Sono sulla strada interna che porta al camminamento superiore dell’Acquedotto Carolino, illuminata, eccezionalmente, da piccole fiaccole di citronella che, con la loro luce fioca e debole, mi permettono di vedere a poco più di un palmo dal naso.
Diversamente dal solito, il mio passo è lento, pensato.
Ai bordi della strada, tra i cespogli, le lucciole. Tante, tantissime. Si accendono a intermittenza come le lucine sugli alberi di Natale e rendono l’aria profumata e magica.
Il sole è tramontato da qualche ora. Il cielo è di un colore blu intenso e le nuvole giocano tra di loro attirando la mia attenzione. Devo assolutamente scattare una foto, penso. Luigi mi precede.
Continuo a camminare. C’è troppa gente intorno, mi infastidisce. Ma chi lo ha organizzato questo evento? Cos’è che dobbiamo fare precisamente? Riusciremo a vedere le stelle con un cielo così coperto?
I miei amici mi chiamano. Immersa in mille pensieri gli rispondo facendo un cenno con la mano e mi scuso per essere rimasta indietro.
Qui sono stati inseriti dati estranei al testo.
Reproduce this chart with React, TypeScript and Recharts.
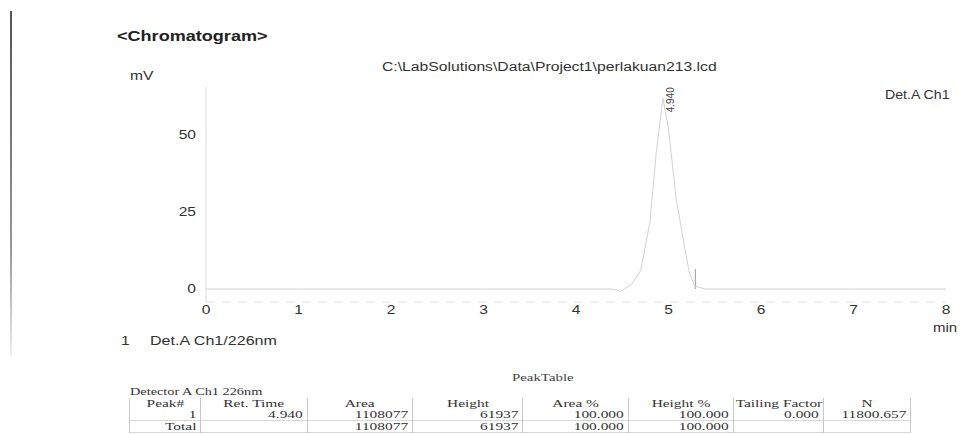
import React from "react";
import {
  LineChart,
  XAxis,
  YAxis,
  Line,
  ReferenceLine,
  ReferenceDot,
} from "recharts";

// retention time (min) and detector signal (mV)
const retTime = [0, 1, 2, 3, 4, 4.4, 4.48, 4.6, 4.7, 4.8, 4.87, 4.94, 5.0, 5.08, 5.16, 5.22, 5.28, 5.4, 6, 7, 8];
const signal = [0, 0, 0, 0, 0, 0, -0.8, 1.5, 6, 22, 45, 61.937, 52, 30, 16, 6, 1, 0, 0, 0, 0];

const xTicks = [0, 1, 2, 3, 4, 5, 6, 7, 8];
const yTicks = [0, 25, 50];

const peakTime = 4.94;
const peakHeight = 61.937;
const peakName = "4.940";
const markerTime = 5.29;
const markerTop = 6.5;

const tableHeader = ["Peak#", "Ret. Time", "Area", "Height", "Area %", "Height %", "Tailing Factor", "N"];
const peakRow = ["1", "4.940", "1108077", "61937", "100.000", "100.000", "0.000", "11800.657"];
const totalRow = ["Total", "", "1108077", "61937", "100.000", "100.000", "", ""];
const colWidths = [71, 107, 105, 110, 106, 105, 90, 87];

const data = retTime.map((t, i) => ({ t, mv: signal[i] }));

const sans = "'Liberation Sans', Arial, sans-serif";
const serif = "'Liberation Serif', 'Times New Roman', serif";

// the scanned printout is stretched sideways, so text gets a horizontal scale
const Txt = ({ x, y, size = 12, bold = false, sx = 1.3, children, color = "#333", font = sans }: any) => (
  <div
    style={{
      position: "absolute",
      left: x,
      top: y,
      fontFamily: font,
      fontSize: size,
      fontWeight: bold ? 700 : 400,
      color,
      whiteSpace: "nowrap",
      lineHeight: 1,
      transform: `scaleX(${sx})`,
      transformOrigin: "left center",
    }}
  >
    {children}
  </div>
);

const XTick = (props: any) => {
  const { x, y, payload } = props;
  return (
    <text
      x={0}
      y={0}
      transform={`translate(${x}, ${y + 12}) scale(1.3, 1)`}
      textAnchor="middle"
      fontFamily={sans}
      fontSize={12}
      fill="#333"
    >
      {payload.value}
    </text>
  );
};

const YTick = (props: any) => {
  const { x, y, payload } = props;
  return (
    <text
      x={0}
      y={0}
      transform={`translate(${x}, ${y + 4}) scale(1.3, 1)`}
      textAnchor="end"
      fontFamily={sans}
      fontSize={12}
      fill="#333"
    >
      {payload.value}
    </text>
  );
};

const PeakLabel = (props: any) => {
  const { cx, cy } = props;
  return (
    <text
      x={0}
      y={0}
      transform={`translate(${cx + 11}, ${cy + 14}) rotate(-90)`}
      fontFamily={sans}
      fontSize={10}
      fill="#444"
      textAnchor="start"
    >
      {peakName}
    </text>
  );
};

const cell = (w: number, align: string, top: boolean) => ({
  width: w,
  textAlign: align as any,
  padding: "0 4px",
  borderLeft: "1px solid #c8c8c8",
  borderTop: top ? "1px solid #d8d8d8" : "none",
  height: 11,
  lineHeight: "11px",
  boxSizing: "border-box" as any,
});

const Stretch = ({ align, children }: any) => (
  <span
    style={{
      display: "inline-block",
      transform: "scaleX(1.4)",
      transformOrigin: align === "right" ? "right center" : "center center",
    }}
  >
    {children}
  </span>
);

export default function App() {
  return (
    <div
      style={{
        position: "absolute",
        left: 0,
        top: 0,
        width: 960,
        height: 435,
        background: "#fff",
        overflow: "hidden",
      }}
    >
      <div style={{ position: "absolute", left: 10, top: 11, width: 2, height: 345, background: "linear-gradient(#555, #999 70%, #eee)" }} />

      <Txt x={117} y={29} size={14} bold sx={1.29} color="#222">{"<Chromatogram>"}</Txt>
      <Txt x={382} y={61} size={12} sx={1.31}>{"C:\\LabSolutions\\Data\\Project1\\perlakuan213.lcd"}</Txt>
      <Txt x={130} y={70} size={12}>mV</Txt>
      <Txt x={885} y={89} size={12} sx={1.18}>Det.A Ch1</Txt>
      <Txt x={933} y={322} size={12} sx={1.25}>min</Txt>
      <Txt x={121} y={335} size={12}>1</Txt>
      <Txt x={150} y={335} size={12} sx={1.34}>Det.A Ch1/226nm</Txt>

      <div style={{ position: "absolute", left: 0, top: 0 }}>
        <LineChart
          width={960}
          height={435}
          data={data}
          margin={{ top: 87, right: 14, bottom: 103, left: 166 }}
        >
          <XAxis
            dataKey="t"
            type="number"
            domain={[0, 8]}
            ticks={xTicks}
            interval={0}
            stroke="#e0e0e0"
            strokeDasharray="8 8"
            tickLine={false}
            tickSize={0}
            tickMargin={0}
            tick={<XTick />}
          />
          <YAxis
            type="number"
            domain={[-4.2, 65.6]}
            ticks={yTicks}
            width={40}
            allowDataOverflow
            stroke="#dcdcdc"
            tickLine={false}
            tickSize={0}
            tickMargin={10}
            tick={<YTick />}
          />
          <ReferenceLine
            segment={[
              { x: markerTime, y: 0 },
              { x: markerTime, y: markerTop },
            ]}
            stroke="#999"
            strokeWidth={1}
          />
          <Line
            dataKey="mv"
            type="linear"
            stroke="#d2d2d2"
            strokeWidth={1}
            dot={false}
            isAnimationActive={false}
          />
          <ReferenceDot x={peakTime} y={peakHeight} r={0} shape={PeakLabel} />
        </LineChart>
      </div>

      <Txt x={512} y={372} size={11} sx={1.35} font={serif} color="#444">PeakTable</Txt>
      <Txt x={130} y={386} size={11} sx={1.3} font={serif}>Detector A Ch1 226nm</Txt>
      <table
        style={{
          position: "absolute",
          left: 129,
          top: 398,
          borderCollapse: "collapse",
          fontFamily: serif,
          fontSize: 11,
          color: "#333",
          borderRight: "1px solid #c8c8c8",
          borderBottom: "1px solid #d8d8d8",
        }}
      >
        <tbody>
          <tr>
            {tableHeader.map((h, i) => (
              <td key={h} style={cell(colWidths[i], "center", false)}>
                <Stretch align="center">{h}</Stretch>
              </td>
            ))}
          </tr>
          <tr>
            {peakRow.map((v, i) => (
              <td key={i} style={cell(colWidths[i], "right", false)}>
                <Stretch align="right">{v}</Stretch>
              </td>
            ))}
          </tr>
          <tr>
            {totalRow.map((v, i) => (
              <td key={i} style={cell(colWidths[i], "right", true)}>
                <Stretch align="right">{v}</Stretch>
              </td>
            ))}
          </tr>
        </tbody>
      </table>
    </div>
  );
}
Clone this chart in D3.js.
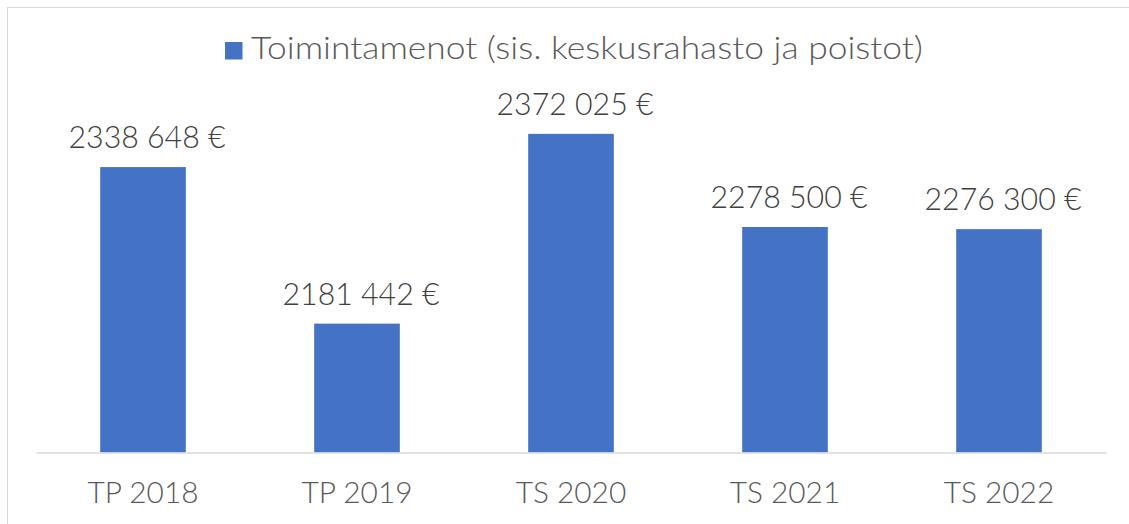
<!DOCTYPE html>
<html>
<head>
<meta charset="utf-8">
<script src="https://cdn.jsdelivr.net/npm/d3@7"></script>
<style>
  html, body { margin: 0; padding: 0; background: #fff; }
  svg { display: block; font-family: Lato, "Open Sans", sans-serif; font-weight: 300; }
</style>
</head>
<body>
<svg id="chart" width="1129" height="524"></svg>
<script>
// data
const categories = ["TP 2018", "TP 2019", "TS 2020", "TS 2021", "TS 2022"];
const values = [2338648, 2181442, 2372025, 2278500, 2276300];
const seriesName = "Toimintamenot (sis. keskusrahasto ja poistot)";
const yDomain = [2052000, 2400000];

const svg = d3.select("#chart");
const W = 1129, H = 524;
const plot = { left: 36, right: 1106, top: 106, bottom: 452.5 };
const barColor = "#4472C4";

// chart area border (runs off the right/bottom edge in the source)
svg.append("rect")
    .attr("x", 7.5).attr("y", 7.5)
    .attr("width", W + 20).attr("height", H + 20)
    .attr("fill", "#fff").attr("stroke", "#d9d9d9").attr("stroke-width", 1);

const x = d3.scaleBand()
    .domain(categories)
    .range([plot.left, plot.right])
    .paddingInner(0.6).paddingOuter(0.3);

const y = d3.scaleLinear().domain(yDomain).range([plot.bottom, plot.top]);

const data = categories.map((c, i) => ({ cat: c, value: values[i] }));

// bars
svg.append("g").selectAll("rect")
    .data(data)
    .join("rect")
    .attr("x", d => x(d.cat))
    .attr("y", d => y(d.value))
    .attr("width", x.bandwidth())
    .attr("height", d => plot.bottom - y(d.value))
    .attr("fill", barColor);

// category axis
const xAxis = svg.append("g")
    .attr("transform", `translate(0,${plot.bottom})`)
    .call(d3.axisBottom(x).tickSize(0).tickPadding(0))
    .attr("font-family", null)
    .attr("font-size", null);
xAxis.select(".domain").attr("stroke", "#d9d9d9").attr("stroke-width", 1.5);
xAxis.selectAll("text")
    .attr("y", 50.5).attr("dy", null)
    .attr("fill", "#595959")
    .style("font-size", "29.5px");

// value labels, formatted like the source: "2338 648 €"
const fmt = v => Math.floor(v / 1000) + " " + String(v % 1000).padStart(3, "0") + " €";
const labels = svg.append("g").selectAll("text")
    .data(data)
    .join("text")
    .attr("x", d => x(d.cat) + x.bandwidth() / 2 + 4)
    .attr("y", d => y(d.value) - 19)
    .attr("text-anchor", "middle")
    .attr("fill", "#404040")
    .style("font-size", "32px")
    .text(d => fmt(d.value));

// legend
const legend = svg.append("g");
legend.append("rect")
    .attr("x", 225).attr("y", 42)
    .attr("width", 17.5).attr("height", 17.5)
    .attr("fill", barColor);
const legendText = legend.append("text")
    .attr("x", 251).attr("y", 59.3)
    .attr("fill", "#595959")
    .style("font-size", "30.5px")
    .text(seriesName);

// stretch text horizontally to the wider face used in the source
function widen(sel, target) {
    const k = target / sel.node().getComputedTextLength();
    sel.each(function () {
        const w = this.getComputedTextLength();
        d3.select(this).attr("textLength", w * k).attr("lengthAdjust", "spacingAndGlyphs");
    });
}
widen(legendText, 672);
widen(labels, 157);
widen(xAxis.selectAll("text"), 111);
</script>
</body>
</html>
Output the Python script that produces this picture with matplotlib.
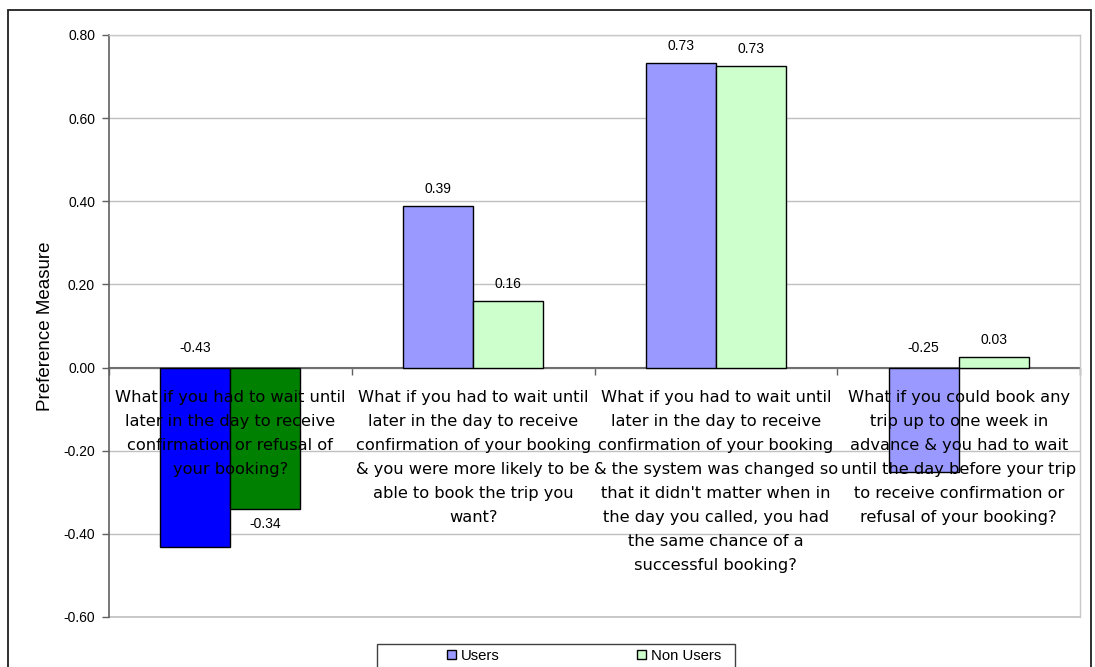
import matplotlib
matplotlib.use("Agg")
import matplotlib.pyplot as plt
from matplotlib.patches import Rectangle
from matplotlib.ticker import FixedLocator, FuncFormatter
import numpy as np

categories = [
    "What if you had to wait until\nlater in the day to receive\nconfirmation or refusal of\nyour booking?",
    "What if you had to wait until\nlater in the day to receive\nconfirmation of your booking\n& you were more likely to be\nable to book the trip you\nwant?",
    "What if you had to wait until\nlater in the day to receive\nconfirmation of your booking\n& the system was changed so\nthat it didn't matter when in\nthe day you called, you had\nthe same chance of a\nsuccessful booking?",
    "What if you could book any\ntrip up to one week in\nadvance & you had to wait\nuntil the day before your trip\nto receive confirmation or\nrefusal of your booking?",
]
users = [-0.431, 0.388, 0.733, -0.251]
non_users = [-0.341, 0.160, 0.726, 0.026]
series_names = ["Users", "Non Users"]
y_ticks = [-0.60, -0.40, -0.20, 0.00, 0.20, 0.40, 0.60, 0.80]

users_colors = ["#0000FF", "#9999FF", "#9999FF", "#9999FF"]
non_users_colors = ["#008000", "#CCFFCC", "#CCFFCC", "#CCFFCC"]

W, H, DPI = 1095, 667, 100
fig = plt.figure(figsize=(W / DPI, H / DPI), dpi=DPI)
fig.patch.set_facecolor("white")

# outer chart frame
fig.patches.append(Rectangle((8 / W, -0.05), (1091 - 8) / W, 1 - 10 / H + 0.05,
                             transform=fig.transFigure, fill=False,
                             edgecolor="#202020", linewidth=1.3, clip_on=False))

ax = fig.add_axes([109 / W, 1 - 617 / H, (1080 - 109) / W, (617 - 35) / H])
ax.set_xlim(-0.5, len(categories) - 0.5)
ax.set_ylim(-0.60, 0.80)
ax.set_axisbelow(True)

x = np.arange(len(categories))
bw = 0.288
b_users = ax.bar(x - bw / 2, users, bw, color=users_colors, edgecolor="black",
                 linewidth=1.0, zorder=2)
b_non = ax.bar(x + bw / 2, non_users, bw, color=non_users_colors, edgecolor="black",
               linewidth=1.0, zorder=2)

# axes styling
ax.yaxis.set_major_locator(FixedLocator(y_ticks))
ax.yaxis.set_major_formatter(FuncFormatter(lambda v, p: f"{v:.2f}"))
ax.grid(axis="y", color="#C0C0C0", linewidth=1.0)
ax.axhline(-0.60, color="#C0C0C0", linewidth=1.2, clip_on=False, zorder=0.5)
for s in ("top", "right"):
    ax.spines[s].set_color("#C8C8C8")
    ax.spines[s].set_linewidth(1.0)
ax.spines["left"].set_color("#606060")
ax.spines["left"].set_linewidth(1.2)
ax.spines["bottom"].set_position(("data", 0))
ax.spines["bottom"].set_color("#707070")
ax.spines["bottom"].set_linewidth(1.5)
ax.spines["bottom"].set_zorder(1.5)
ax.set_xticks(np.arange(len(categories) + 1) - 0.5)
ax.set_xticklabels([])
ax.tick_params(axis="x", direction="out", length=5, width=1.0, color="#606060")
ax.tick_params(axis="y", direction="out", length=5, width=1.0, color="#606060",
               labelsize=10, pad=5)
for t in ax.get_yticklabels():
    t.set_fontfamily("Liberation Sans")

ax.set_ylabel("Preference Measure", fontsize=13.5, fontfamily="Liberation Sans",
              labelpad=7)

# category labels, one line at a time below the zero line
line_step = 24
first_base = 34.7
for i, label in enumerate(categories):
    for k, line in enumerate(label.split("\n")):
        ax.annotate(line, xy=(i, 0), xytext=(0, -(first_base + k * line_step)),
                    textcoords="offset pixels", ha="center", va="baseline",
                    fontsize=11.7, fontfamily="DejaVu Sans", color="black",
                    zorder=4, annotation_clip=False)

# value labels
def place(v, where):
    if where == "top":
        return v, 17
    if where == "zero":
        return 0.0, 20
    return v, -15

label_style = {"fontsize": 10, "fontfamily": "Liberation Sans", "ha": "center",
               "va": "center", "zorder": 4}
users_pos = ["zero", "top", "top", "zero"]
non_pos = ["below", "top", "top", "top"]
for bars, vals, pos in ((b_users, users, users_pos), (b_non, non_users, non_pos)):
    for bar, v, p in zip(bars, vals, pos):
        yv, off = place(v, p)
        cx = bar.get_x() + bar.get_width() / 2
        ax.annotate(f"{v:.2f}", xy=(cx, yv), xytext=(0, off),
                    textcoords="offset pixels", **label_style)

# legend
handles = [Rectangle((0, 0), 1, 1, facecolor="#9999FF", edgecolor="black", linewidth=1.0),
           Rectangle((0, 0), 1, 1, facecolor="#CCFFCC", edgecolor="black", linewidth=1.0)]
leg = fig.legend(handles, series_names, loc="center left",
                 bbox_to_anchor=(447 / W, 1 - 656 / H), ncol=2, frameon=False,
                 borderpad=0, borderaxespad=0, handlelength=0.6, handleheight=0.6,
                 handletextpad=0.3, columnspacing=9.3,
                 prop={"family": "Liberation Sans", "size": 10.7})
fig.patches.append(Rectangle((377 / W, -0.05), (735 - 377) / W, 0.05 + 1 - 644 / H,
                             transform=fig.transFigure, fill=False,
                             edgecolor="#404040", linewidth=1.0, clip_on=False))

fig.savefig("out.png", dpi=DPI)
L’Aquedotto, più comunemente chiamato, I Ponti della Valle, è bellissimo. Progettato da quel genio di Luigi Vanvitelli su commissione di Carlo di Borbone durante la metà del XVIII secolo, si impone oggi, con i suoi tre ordini illuminati, su tutta la zona circostante. E io mi innamoro di questo patrimonio dell’unesco ogni volta che lo guardo.
Intanto, tra un pensiero e l’altro, siamo arrivati su in cima. La gente è aumentata. Ma come diavolo è possibile?
Il cielo si sta aprendo, che fortuna. Un professore con un microfono poco funzionante spiega, con l’aiuto di un proiettore, i pianeti, le costellazioni, le galassie. Credo. Non lo so, non lo sto ascoltando, non si sente bene. Mi interessa solo poter attraversare quel cancelletto che vedo sempre più vicino, che mi permetterà di camminare sulla cima dell’Acquedotto. Finalmente è il nostro turno.
Una serie di telescopi sono posti lungo il percorso e i relativi addetti ai lavori spiegano, ai visitatori, ciò che è possibile vedere attraverso questi. Bisogna mettersi in fila e attendere, ma la gente è tanta. Troppa.
Vieni con me. Ti faccio vedere qual è il punto migliore per scattare una bella foto. È la voce inconfondibile di Luigi. Io lo seguo e perdiamo tutti gli altri, tra la folla.
Che panorama.
Reflex sul cavalletto, diaframma chiuso, tempo di scatto 20 secondi, o giù di li. E così ci prendo gusto e inizio a scattare a raffica, a cambiare continuamente le impostazioni, a sperimentare cose nuove.
Luigi sorride. Ti diverti con poco tu, eh? Vogliamo scrivere un po’ con la luce?! Light Painting.
Non ho la più pallida idea di cosa stia parlando, ma mi fido e iniziamo a giocare. Una, due, tre, foto. Un’altra e un’altra ancora.
Si, ti diverti decisamente con poco.
Luigi si arrampica sul muretto e tenta di scattare una foto dall’alto. Un bambino lo indica attirando l’attenzione della mamma che prontamente gli dice di non guardare perché quello è un pazzo. Ci ridiamo sù e continuiamo a scattare.
Le persone stanno, pian piano, diminuendo e noi non abbiamo alcuna intenzione di andare via. Io almeno, vorrei rimanere, ancora un altro po’.
Col naso all’insù noto che le nuvole vanno e vengono e, di tanto in tanto, mi lasciano vedere la stella polare. E poi, l’orsa maggiore, quella minore, grande e piccolo carro.
Sono felice.
Sotto i miei piedi una struttura centenaria, sulla mia testa un cielo bellissimo.